Let $R= \mathbb{Q}[x^2 ,x^3 ]$, the set of all polynomials over $\mathbb{Q}$ with no $x$ term. Show that the $\gcd$ of $x^5$ and $x^6$ does not exist

Let $R= \mathbb{Q}[x^2 ,x^3 ]$, the set of all polynomials over $\mathbb{Q}$ with no $x$ term. Show that a gcd of $x^5$ and $x^6$ does not exist in $R$.

I am reasoning for the absurd and I am assuming that $gcd (x ^ 5, x ^ 6) = ax ^ 2 + bx ^ 3\in\mathbb{Q}[x^2 ,x^3 ] $, then, for the Bezout identity there exists $p (x) = cx ^ 2 + dx^3$ and $q(x)= ex ^ 2 + fx ^ 3$ in $\mathbb{Q}[x^2 ,x^3 ]$ such that $x ^ 5p (x) + x ^ 6q (x) = ax ^ 2 + bx ^ 3$, which is absurd since $$9 = deg (x ^ 5p (x) + x ^ 6q (x)) \neq deg (ax ^ 2 + bx ^ 3) = 3.$$

Is it okay what I did? Thank you very much.

Solution 1:

I would, instead, use the definition of gcd, and observe that

• The factors of $x^5$ are of the form $d_1=ax^n$ with $a\in\Bbb{Q}^*$ and $n\in\{0,2,3,5\}$.
• Similarly the factors of $x^6$ are the monomial of the form $d_2=bx^m$ with $b\in\Bbb{Q}^*$, $m\in\{0,2,3,4,6\}$.
• The common factors are thus non-zero monomials of degree either $0,2$ or $3$.
• But among those there are none that all the common factors would be divisors of: the lower degree monomials are not divisible by $x^3$, and a cubic monomial is not divisible by $x^2$. Thus no greatest common divisor exists.

Solution 2:

Suppose $\,d\,$ is a gcd of $\,x^5,x^6$ in $R.\,$ By the general (universal) definition of the gcd

$\ \ \ c\mid x^5,x^6\! \iff c\mid d.\, $ Taking $c = d\,$ $\rm\color{#0a0}{shows}$ $\,d\mid \color{#c00}{x^5},x^6,\,$ i.e. the gcd is a common divisor.

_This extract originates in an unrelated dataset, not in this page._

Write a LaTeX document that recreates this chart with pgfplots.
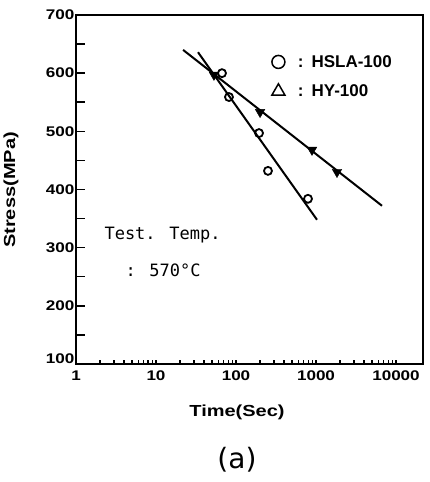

$x^3\mid x^5,x^6\ \ \Rightarrow\ \ x^3\mid d,\ $ hence $\ d = x^3,\, x^4,\,$ or $\ \color{#c00}{x^5}\, $ (up to unit factors). But none work since

$x^2\mid x^5,x^6\ \ \Rightarrow\ \ \color{#90f}{x^2\mid x^3}\,$ if $\:d=x^3,\ $ $\rm\color{#0a0}{and}$ $\,d=x^4\Rightarrow\, \color{#90f}{x^4\mid x^5},\,$ and $\,d=x^5\Rightarrow\, \color{#90f}{x^5\mid x^6}.\ $

Thus every possibility for $\,d\,$ yields some $\,\color{#90f}{x^i\mid x^{i+1}}$ in $R$ $\,\Rightarrow\, x^{i+1}/x^i = x\in R,\,$ contradiction.

Remark $ $ There are a couple problems in the attempted proof. First, it is easy to show that the elements of $\,\Bbb Q[x^2,x^3]$ are precisely the polynomials $\,f(x)\in \Bbb Q[x]\,$ whose coefficient of $\,x^{1}$ is zero, i.e. $\:x^2\mid f(x)-f(0).\,$ There is no reason given for your assumption that these have the very special form $\,ax^2+bx^3\,$ for $\,a,b\in \Bbb Q\,$ for the both gcd and the Bezout coefficients polynomials.

Second, there is no reason to believe that if the gcd exists then it satisfies a Bezout identity. Indeed, this is proved in $\,\Bbb Q[x]\,$ by using the division algorithm, but that fails dramatically here. We cannot even perform the first step in computing the Bezout identity for $\,\gcd(x^6,x^5)\,$ by the (extended) Euclidean algorithm, i.e. we cannot divide $\,x^6\,$ by $\,x^5\,$ in $R$ to get a smaller degree remainder, since $\,x^6 = x^5 q + r\,\Rightarrow\, r=0\,$ by evaluating at $\,x=0,\,$ so $\,x^6 = x^5 q\Rightarrow\, q = x\in R,\,$ contradiction.

Solution 3:

What ordering are you using to define greatest? If it is by degree, what is wrong with $x^3?$ It certainly divides $x^5$ and $x^6$, while $x^4$ and $x^5$ do not divide both of them. Using the Bézout identity presumes that you have the proper kind of integral domain. Have you shown that?